As you can see, "subject cold" relates to "professor", "teacher", "lecturer", "speech", etc. So... can anyone show me its meaning? :| Thanks a lot! :D
 
Maybe it means the subject that one professor (or teacher) majors in and is good at.
Hmm, perhaps we call " môn sở trường" in Vietnamese:D
 
In the text, the phrase is "know his subject cold", not just "subject cold". I think in "know his subject cold", the meaning is much clearer :D
 
I couldn't agree more with Vu. It seems to be quite clear in meaning with "know his subject cold".
 
Thank Vũ, Lan, and Hiếu for helping me. :) This is an excerpt from the short story "The German Refugee" that I have to translate into Vietnamese:

Neither of us said much about the lecture he had to give early in the October, and I kept my fingers crossed. It was somehow to come out of what we were doing daily, I think I felt, but exactly how, I had no idea; and to tell the truth, thought I didn’t say so to Oskar, the lecture frightened me. That and the ten more to follow during the fall term. Later, when I learned that he had been attemping with the help of the dictionary, to write in english and had produced “a complete disaster”, I suggested maybe he ought to stick to German and we could afterwards both try to put it into passable English. I was cheating when I said that because my German is eager, enough to read simple stuff but certainly not good enough for serious translation. He sweated with it, but no matter what language he tried, though he had been a professional writer for a generation and knew his subject cold, the lecture refused to move past page one.

Everything is OK to me except the last sentence with the phrase "knew his subject cold". I have searched for more texts which contain that phrase so that I can guess its meaning. The Google has only showed accurate results with two keywords: "know his subject cold" and "know my subject cold", not with "subject cold". Therefore, I think the phrase is in the form of "know one's subject cold". I have asked many friends about it, but.... hix.... no answer seems to be suitable :|
 
Chỉnh sửa lần cuối:
From what I understand of the excerpt you provided, to "know one's subject cold" means to be adept in a particular field. This meaning fits perfectly well with the context provided in your excerpt.

Apparently, the narrator, "I", and Oskar, his German refugee, I supposed, are working on a lecture, which Oskar will have to deliver in early October.

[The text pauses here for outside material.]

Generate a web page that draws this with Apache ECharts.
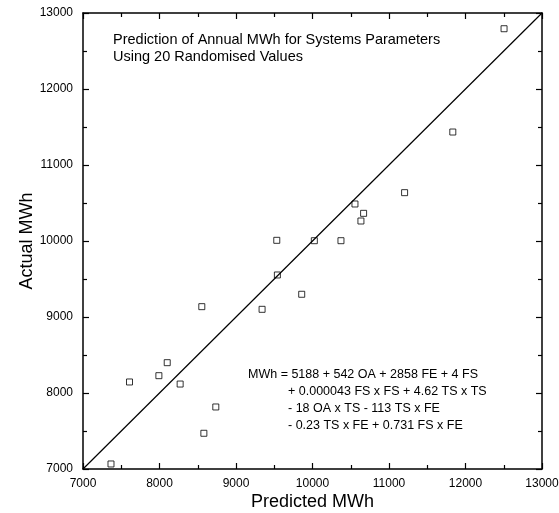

Oskar at first tries to write the lecture in English and fails miserably. The narrator then suggests that Oskar writes his lecture in German and then translates it into simple English. Oskar is having a hard time with writing the lecture, though this time he is writing in German, his mother tongue. The narrator observes this and attempts to defend his German friend by saying that Oskar has been a professional writer for a very long time, and that he knows his subject very well; thus, the narrator implies that there is something extremely difficult in writing this lecture, to the degree that it stops such a knowledgable and professional writer such as Oskar from making any progress in writing it.

I hope that I am not paraphrasing anything that you have not figured out for yourself already. English fictions can be confusing to read at times; you just have to fight your way through the mess of main clauses, dependent clauses, conjunctions, commas, semicolons, and others of that sort.